それと根本的な問題として、そもそも各サービスが持っている、あるいは利用している地点標高データは正しいのか、という問題はある。これが頼りにならなきゃ、評価地点の数うんぬん以前の話だけど、そこは信頼するしかないかなと思う。
◆
獲得標高って結局のところ自分の経験値との照合に使う指標(このくらいだとまあ上れる、こんなになるとしんどい、一日で行ける、行けない、など)だろうから、どれかに決めて数値を見ていけばいいんだと思う。これまでルートラボで獲得標高を見てきた人はルートラボで見ればいいだろうし、Stravaの数値を基準にしている人ならStravaで見ればいい。じっさいのところ、本当の値なんて、自分で行って丁寧に測量でもしないとわからないのだから。であれば、ある決められたロジックに乗っかって導き出せばいい。そのロジックは各サービスが持っているものなのだから、同じサービスを使っていれば、別の山でも別の峠でも、指標として見合う数値が出てくるはず。
気をつけなきゃいけないのは、人からいわれたり、イベントや大会で公表されたりしている場合だ。「週末走るコースは獲得標高500メートルちょいだから気にしなくていいよ」とか、「獲得標高2500メートルに達する本格的グランフォンド」とか、そういうたぐいである。それが何で導き出した値なのかによってまったく違う。「500メートルっていわれてたから気楽に考えてたけど、死ぬほどきつかった」や、「うたい文句は盛りすぎ、期待してた満足度に至らなかった」なんてことになるわけだ。
僕の場合、可能ならルートをGPXでもらい、僕が使っているGPSiesに入れなおすようにしている。そうすれば、「おいおい、聞いてないよ」ってことは少なくなるからね。

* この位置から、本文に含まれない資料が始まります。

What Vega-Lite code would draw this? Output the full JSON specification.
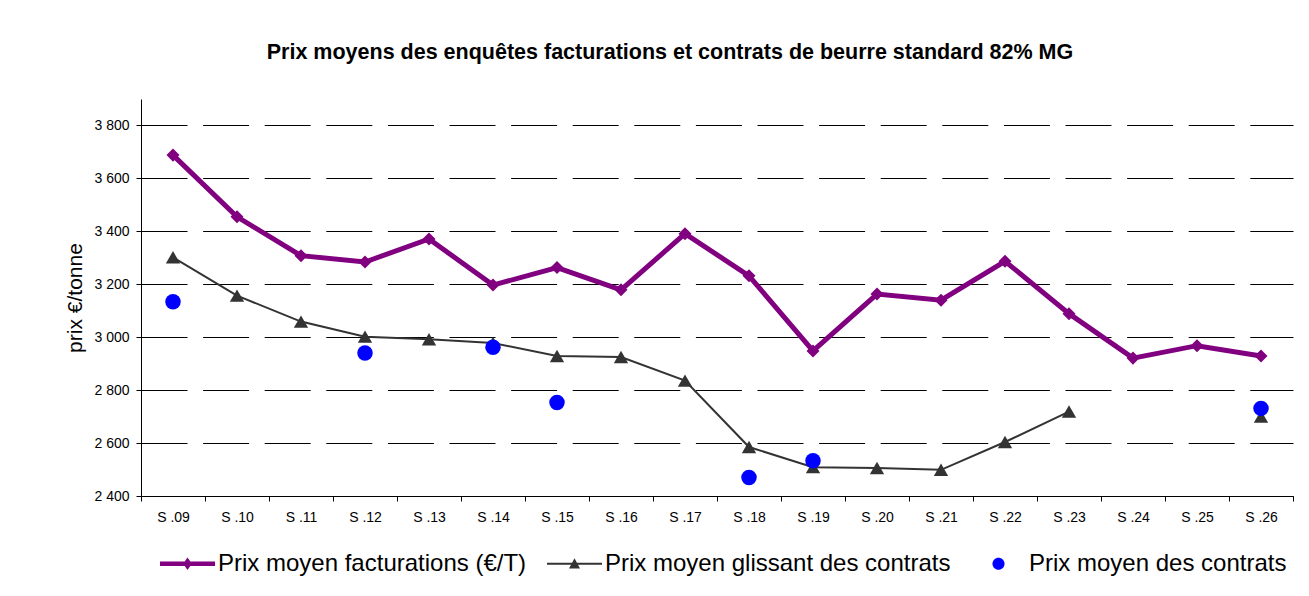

※特に登山をする方など、「獲得標高と累計標高の定義を取り違えている」と違和感を感じるかと思います。が、自転車趣味界では累計標高を獲得標高という言葉で使用するほうが通例化しており、本来の獲得標高(=累計標高上りー累計標高下り)の情報は重要ではないため注目されることも希少です。したがってこの記事では「獲得標高」で統一した記載としています。